Asked whether the security had been adequate, Fleming said, "In light of the outcome, in hindsight, the answer is obviously no. ... This crowd was out of control
http://www.cnn.com/2008/US/11/28/black.friday.violence/index.html

Quote:
The United Food and Commercial Workers Union’s Local 1500 Chapter, which represents about 23,000 grocery workers in the New York City region, called on the Occupational Safety and Health Administration, the New York State Labor Department and the Nassau County District Attorney’s Office to investigate the incident. Wal-Mart workers are not unionized.

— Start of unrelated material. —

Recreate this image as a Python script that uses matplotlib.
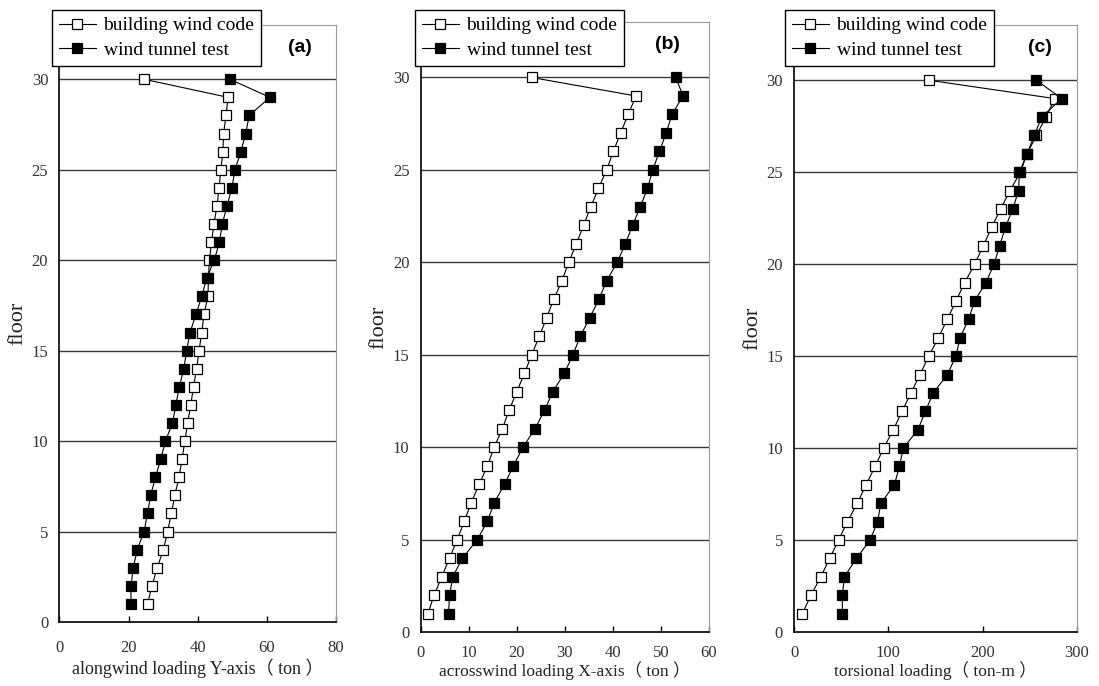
import matplotlib.pyplot as plt

floors = list(range(1, 31))

# alongwind loading Y-axis (ton)
a_code = [25.5, 26.8, 28.3, 30.1, 31.3, 32.4, 33.4, 34.6, 35.5, 36.3,
          37.1, 38.0, 38.8, 39.7, 40.4, 41.2, 41.8, 43.0, 43.1, 43.4,
          44.0, 44.7, 45.6, 46.2, 46.7, 47.3, 47.5, 48.2, 48.8, 24.5]
a_tunnel = [20.7, 20.7, 21.4, 22.5, 24.5, 25.5, 26.4, 27.8, 29.3, 30.7,
            32.7, 33.7, 34.7, 36.0, 36.8, 37.8, 39.5, 41.2, 42.6, 44.8,
            46.3, 47.1, 48.5, 49.9, 50.8, 52.5, 53.9, 54.9, 60.9, 49.3]

# acrosswind loading X-axis (ton)
b_code = [1.5, 2.8, 4.4, 6.0, 7.6, 9.1, 10.5, 12.2, 13.9, 15.3,
          17.0, 18.4, 20.0, 21.6, 23.1, 24.7, 26.2, 27.7, 29.4, 30.8,
          32.4, 33.9, 35.4, 37.0, 38.7, 40.1, 41.6, 43.2, 44.8, 23.1]
b_tunnel = [5.8, 6.0, 6.7, 8.7, 11.8, 13.9, 15.3, 17.5, 19.3, 21.3,
            23.8, 25.8, 27.5, 29.9, 31.7, 33.2, 35.2, 37.1, 38.7, 40.9,
            42.6, 44.1, 45.7, 47.2, 48.3, 49.7, 51.1, 52.3, 54.6, 53.1]

# torsional loading (ton-m)
c_code = [8.8, 18.0, 28.3, 37.8, 47.3, 56.5, 67.1, 76.3, 85.9, 95.0,
          105.3, 114.5, 124.0, 133.6, 142.8, 153.0, 162.5, 171.7, 181.0, 191.5,
          200.7, 209.5, 219.0, 229.0, 240.0, 247.0, 257.0, 267.0, 276.7, 143.0]
c_tunnel = [51.2, 51.2, 53.4, 66.1, 80.6, 88.7, 91.9, 106.4, 111.7, 115.9,
            131.4, 139.2, 147.7, 162.5, 171.7, 176.0, 185.0, 191.5, 203.5, 212.0,
            218.0, 224.0, 232.0, 238.0, 239.0, 247.0, 254.8, 262.5, 283.7, 257.0]

series_names = ['building wind code', 'wind tunnel test']
panel_tags = ['(a)', '(b)', '(c)']
x_labels = ['alongwind loading Y-axis（ ton ）',
            'acrosswind loading X-axis（ ton ）',
            'torsional loading（ ton-m ）']
x_limits = [(0, 80), (0, 60), (0, 300)]
x_steps = [20, 10, 100]

serif = ['Liberation Serif', 'Noto Sans CJK TC', 'DejaVu Serif']
plt.rcParams['font.family'] = serif

fig = plt.figure(figsize=(10.99, 6.86), dpi=100)

# axes boxes in figure fractions
boxes = [[0.054, 0.0933, 0.2517, 0.8703],
         [0.3828, 0.0787, 0.2623, 0.8892],
         [0.7225, 0.0787, 0.2575, 0.8848]]
legend_corners = [(0.0473, 0.9854), (0.3776, 0.9854), (0.7143, 0.9854)]
tag_x = [0.87, 0.857, 0.869]
tick_pads = [13, 9.5, 9.5]
label_pads = [2, 0, 0]
label_sizes = [13, 12.5, 12.5]

data = [(a_code, a_tunnel), (b_code, b_tunnel), (c_code, c_tunnel)]

for i in range(3):
    ax = fig.add_axes(boxes[i])
    code, tunnel = data[i]

    ax.plot(code, floors, color='black', lw=0.8, marker='s', markersize=7,
            markerfacecolor='white', markeredgecolor='black', markeredgewidth=0.9,
            label=series_names[0], zorder=3)
    ax.plot(tunnel, floors, color='black', lw=0.8, marker='s', markersize=7,
            markerfacecolor='black', markeredgecolor='black', markeredgewidth=0.9,
            label=series_names[1], zorder=4)

    ax.set_xlim(*x_limits[i])
    ax.set_ylim(0, 33)
    ax.set_xticks(range(x_limits[i][0], x_limits[i][1] + 1, x_steps[i]))
    ax.set_yticks(range(0, 31, 5))

    for y in range(5, 31, 5):
        ax.axhline(y, color='#3a3a3a', lw=1.0, zorder=1)

    ax.spines['left'].set_color('black')
    ax.spines['bottom'].set_color('black')
    ax.spines['left'].set_linewidth(1.2)
    ax.spines['bottom'].set_linewidth(1.2)
    ax.spines['top'].set_color('#9a9a9a')
    ax.spines['right'].set_color('#9a9a9a')

    ax.tick_params(axis='x', direction='in', length=4, width=1, pad=tick_pads[i],
                   labelsize=12, labelcolor='#333333')
    ax.tick_params(axis='y', direction='in', length=0, pad=8,
                   labelsize=12, labelcolor='#333333')

    ax.set_xlabel(x_labels[i], fontsize=label_sizes[i], labelpad=label_pads[i],
                  color='#222222')
    ax.set_ylabel('floor', fontsize=16, labelpad=3, color='#222222')

    ax.text(tag_x[i], 0.963, panel_tags[i], transform=ax.transAxes,
            fontsize=14, fontweight='bold', family='Liberation Sans',
            ha='center', va='center', zorder=6)

    leg = ax.legend(loc='upper left', bbox_to_anchor=legend_corners[i],
                    bbox_transform=fig.transFigure, fontsize=14,
                    frameon=True, fancybox=False, framealpha=1,
                    edgecolor='black', borderpad=0.35, labelspacing=0.35,
                    handlelength=1.9, handletextpad=0.4, borderaxespad=0)
    leg.get_frame().set_linewidth(1.0)
    leg.set_zorder(10)

fig.savefig('out.png', dpi=100)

“When you bring in temporary workers, there’s a responsibility whether they’re temporary or not to train and protect those people, and that obviously did not happen here,” Local 1500 spokesman Pat Purcell said in a telephone interview.

OSHA sent an inspector to the store this morning to investigate the incident, said Ted Fitzgerald, a Boston-based spokesman for the agency. The New York Labor Department and the Nassau County District Attorney’s Office didn’t immediately respond to requests for comment

http://www.bloomberg.com/apps/news?pid=20601103&sid=aviWbQ4bOa1w
0 Replies
 
Slappy Doo Hoo
 
  1  
Reply Sat 29 Nov, 2008 08:39 am
I was looking online at different store's sales...there wasn't one thing that stuck out to me as some phenomenal deal. Gotta love how people are collectively so f'n stupid. And you deserve to have the s**t kicked out of you for trampling somebody. Not one person tried helping this guy?

And if a store is going to have 2,000 people outside overnight, a detail cop is probably a very good idea.